The most marginalized people and communities in our society are especially stretched thin and put at increased risk during this outbreak. As unemployment soars, people without a safety net are in a very precarious position. And those with essential jobs who typically rely on transit face serious challenges and difficult choices just to get around.
So as all levels of government are making emergency changes to the transportation system, it is vital that decision makers, agency staff and community leaders keep marginalized communities and vulnerable people at the forefront of each change. And The Untokening has some ideas for how to do just that.
The Untokening is a “a multiracial collective that centers the lived experiences of marginalized communities to address mobility justice and equity.” Their “Mobility Justice Responses to COVID-19” were developed based on a broader and powerful set of mobility justice principles the collecting developed together over the course of years. So as changes and responses are developed, people at every stage should hold these principles in their minds.
- Do not plan future projects at a time when equitable public participation is impossible.
- Redirect mobility planning staff to meet essential needs for vulnerable communities.
- Support the organizing efforts of exploited delivery and mobility workers.
- Provide safety supplies for frontline workers and/or contractors. This applies to all mobility and service delivery providers, public and private.
- Make public transit and para-transit free.
- Center those most in need in any transportation improvements and connect them with services such as food distribution and medical care. Access to mental health care is essential.
- Define street safety in a way that centers the most oppressed and vulnerable groups. Policing is not a tool for healing our divided communities, and official street closures usually involve police.

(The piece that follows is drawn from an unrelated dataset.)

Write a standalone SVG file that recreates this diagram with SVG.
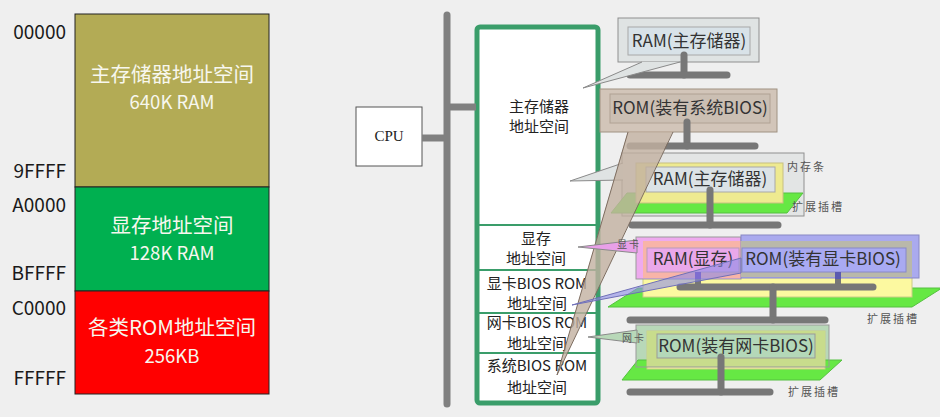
<svg xmlns="http://www.w3.org/2000/svg" width="940" height="417" viewBox="0 0 940 417">
<style>
.addr{font-family:"Noto Sans CJK SC","Liberation Sans",sans-serif;font-size:19px;fill:#1a1a1a;text-anchor:end;}
.big{font-family:"Noto Sans CJK SC","Liberation Sans",sans-serif;font-size:20.5px;fill:#f7f7ee;text-anchor:middle;}
.sub{font-family:"Noto Sans CJK SC","Liberation Sans",sans-serif;font-size:18.5px;fill:#f7f7ee;text-anchor:middle;}
.mem{font-family:"Noto Sans CJK SC","Liberation Sans",sans-serif;font-size:15px;fill:#222;text-anchor:middle;}
.mod{font-family:"Noto Sans CJK SC","Liberation Sans",sans-serif;font-size:17px;fill:#333;text-anchor:middle;}
.lbl{font-family:"Noto Sans CJK SC",sans-serif;font-size:11px;fill:#555;letter-spacing:2px;}
.tiny{font-family:"Noto Sans CJK SC",sans-serif;font-size:10px;fill:#555;letter-spacing:2px;}
.bar{stroke:#777;stroke-width:7;stroke-linecap:round;fill:none;}
.bus{stroke:#808080;stroke-width:7;fill:none;}
.slot{fill:#66e844;stroke:#55c040;stroke-width:1;}
.div{stroke:#3a9d6a;stroke-width:2;}
.co{stroke:#8a8a8a;stroke-width:1;}
</style>
<rect x="0" y="0" width="940" height="417" fill="#efefef"/>

<g id="memory-map">
  <rect x="75" y="14" width="194" height="173" fill="#b3ab55" stroke="#222" stroke-width="1"/>
  <rect x="75" y="187" width="194" height="104" fill="#00b050" stroke="#222" stroke-width="1"/>
  <rect x="75" y="291" width="194" height="103" fill="#ff0000" stroke="#222" stroke-width="1"/>
  <text class="big" x="172" y="82">主存储器地址空间</text>
  <text class="sub" x="172" y="109">640K RAM</text>
  <text class="big" x="172" y="233">显存地址空间</text>
  <text class="sub" x="172" y="260">128K RAM</text>
  <text class="big" x="172" y="335">各类ROM地址空间</text>
  <text class="sub" x="172" y="363">256KB</text>
  <text class="addr" x="66" y="39">00000</text>
  <text class="addr" x="66" y="178">9FFFF</text>
  <text class="addr" x="66" y="212">A0000</text>
  <text class="addr" x="66" y="280">BFFFF</text>
  <text class="addr" x="66" y="315">C0000</text>
  <text class="addr" x="66" y="385">FFFFF</text>
</g>

<g id="cpu">
  <rect x="356" y="107" width="66" height="59" fill="#ffffff" stroke="#555" stroke-width="1"/>
  <text x="389" y="141" font-family="Liberation Serif, serif" font-size="15" fill="#222" text-anchor="middle">CPU</text>
</g>

<g id="address-space">
  <rect x="477" y="27" width="121" height="376" rx="3" fill="#ffffff" stroke="#3a9d6a" stroke-width="5"/>
  <line class="div" x1="479" y1="225" x2="596" y2="225"/>
  <line class="div" x1="479" y1="270" x2="596" y2="270"/>
  <line class="div" x1="479" y1="313" x2="596" y2="313"/>
  <line class="div" x1="479" y1="353" x2="596" y2="353"/>
  <text class="mem" x="539" y="112">主存储器</text>
  <text class="mem" x="539" y="132">地址空间</text>
  <text class="mem" x="536" y="244">显存</text>
  <text class="mem" x="536" y="264">地址空间</text>
  <text class="mem" x="537" y="289">显卡BIOS ROM</text>
  <text class="mem" x="537" y="309">地址空间</text>
  <text class="mem" x="537" y="328">网卡BIOS ROM</text>
  <text class="mem" x="537" y="349">地址空间</text>
  <text class="mem" x="537" y="371">系统BIOS ROM</text>
  <text class="mem" x="537" y="393">地址空间</text>
</g>

<g id="ram-main">
  <rect x="618" y="18" width="141" height="44" fill="#dfe3e3" stroke="#8f8f8f"/>
  <rect x="628" y="27" width="122" height="28" fill="#d8e2e8" stroke="#a8a8a8"/>
  <text class="mod" x="689" y="47">RAM(主存储器)</text>
</g>

<g id="rom-system">
  <rect x="600" y="89" width="177" height="43" fill="#d2c5b9" stroke="#a09282"/>
  <rect x="610" y="94" width="160" height="29" fill="#cbbfb3" stroke="#b0a294"/>
  <text class="mod" x="690" y="114" font-size="16.5">ROM(装有系统BIOS)</text>
</g>

<g id="ram-stick">
  <rect x="622" y="153" width="182" height="63" fill="#e3e5e5" stroke="#8f8f8f"/>
  <polygon class="slot" points="611,213 627,193 803,193 787,213"/>
  <rect x="636" y="163" width="147" height="40" fill="#eeea90" stroke="#c8c080"/>
  <rect x="646" y="167" width="129" height="25" fill="#dce3e6" stroke="#a8a8a8"/>
  <text class="mod" x="710" y="185">RAM(主存储器)</text>
  <text class="lbl" x="787" y="171">内存条</text>
  <text class="lbl" x="792" y="211">扩展插槽</text>
</g>

<g id="video-card">
  <polygon class="slot" points="608,307 638,288 942,288 912,307"/>
  <rect x="643" y="241" width="269" height="56" fill="#fcf9a0" stroke="#cccc88"/>
  <rect x="636" y="237" width="105" height="42" fill="#eeaaee" stroke="#999"/>
  <rect x="643" y="241" width="98" height="37" fill="#f8b4a8"/>
  <rect x="647" y="248" width="92" height="24" fill="#eaa8ea" stroke="#b89cb8"/>
  <rect x="741" y="235" width="178" height="43" fill="#aaaaee" stroke="#8888c4"/>
  <rect x="741" y="241" width="171" height="36" fill="#b9b8aa"/>
  <rect x="742" y="248" width="164" height="24" fill="#a9aaf2" stroke="#8888c8"/>
  <text class="mod" x="693" y="265">RAM(显存)</text>
  <text class="mod" x="823" y="265">ROM(装有显卡BIOS)</text>
  <text class="lbl" x="867" y="323">扩展插槽</text>
</g>

<g id="network-card">
  <rect x="636" y="325" width="193" height="42" fill="#b8d8b8"/>
  <polygon class="slot" points="622,380 638,360 842,360 820,380"/>
  <rect x="647" y="331" width="178" height="38" fill="#f5f5a0" stroke="#cccc88"/>
  <rect x="647" y="331" width="178" height="36" fill="#c8dc8c"/>
  <rect x="636" y="325" width="193" height="42" fill="none" stroke="#999"/>
  <rect x="657" y="334" width="158" height="24" fill="#b4d8b8" stroke="#999"/>
  <text class="mod" x="736" y="352">ROM(装有网卡BIOS)</text>
  <text class="lbl" x="788" y="396">扩展插槽</text>
</g>

<g id="connectors">
  <line class="bus" x1="447" y1="15" x2="447" y2="404" stroke-linecap="round" stroke-width="6"/>
  <line class="bus" x1="422" y1="138" x2="447" y2="138"/>
  <line class="bus" x1="447" y1="107" x2="476" y2="107"/>
  <line class="bar" x1="684" y1="55" x2="684" y2="75"/>
  <line class="bar" x1="630" y1="75" x2="727" y2="75"/>
  <line class="bar" x1="687" y1="122" x2="687" y2="146"/>
  <line class="bar" x1="630" y1="146" x2="755" y2="146"/>
  <line class="bar" x1="710" y1="190" x2="710" y2="225"/>
  <line class="bar" x1="632" y1="225" x2="778" y2="225"/>
  <line x1="698" y1="272" x2="698" y2="279" stroke="#6a3fb0" stroke-width="6"/>
  <line x1="838" y1="272" x2="838" y2="279" stroke="#5a5ab0" stroke-width="6"/>
  <line x1="698" y1="279" x2="698" y2="287" stroke="#777" stroke-width="6"/>
  <line x1="838" y1="279" x2="838" y2="287" stroke="#777" stroke-width="6"/>
  <line class="bar" x1="680" y1="287" x2="873" y2="287"/>
  <line class="bar" x1="773" y1="287" x2="773" y2="320"/>
  <line class="bar" x1="630" y1="320" x2="825" y2="320"/>
  <line class="bar" x1="721" y1="357" x2="721" y2="392"/>
  <line class="bar" x1="630" y1="392" x2="770" y2="392"/>
</g>

<g id="callouts">
  <polygon points="583,88 642,62 680,62" fill="#dfe3e3"/>
  <polyline points="642,62 583,88 680,62" class="co" fill="none"/>
  <polygon points="570,181 623,163 623,180" fill="#dfe3e3"/>
  <polyline points="623,163 570,181 623,180" class="co" fill="none"/>
  <polygon points="628,131 673,131 557,375" fill="#c2b0a0" fill-opacity="0.8"/>
  <polyline points="628,132 557,375 673,132" fill="none" stroke="#7d6d60" stroke-width="1"/>
  <polygon points="578,247 637,240 637,253" fill="#e8a0e8" class="co"/>
  <polygon points="572,305 741,258 741,273" fill="#8c8ce6" fill-opacity="0.6" stroke="#7070b8" stroke-width="1"/>
  <polygon points="588,337 637,330 637,343" fill="#b8d8b8" class="co"/>
  <text class="tiny" x="617" y="248" fill="#7a307a">显卡</text>
  <text class="tiny" x="622" y="342">网卡</text>
</g>
</svg>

These are not a solution for equitable street safety in communities of color.
- Stop police harassment of delivery workers doing vital work — and ticketing people surviving by living in vehicles or on the street.
- Support efforts to release those immobilized in jails and detention centers.
- Direct public funding to community bicycle shops that can distribute vehicles and provide repair at a neighborhood level.
- Support neighborhood-based mobility employment at locally owned companies.
- Join mutual aid networks to keep neighborhoods strong.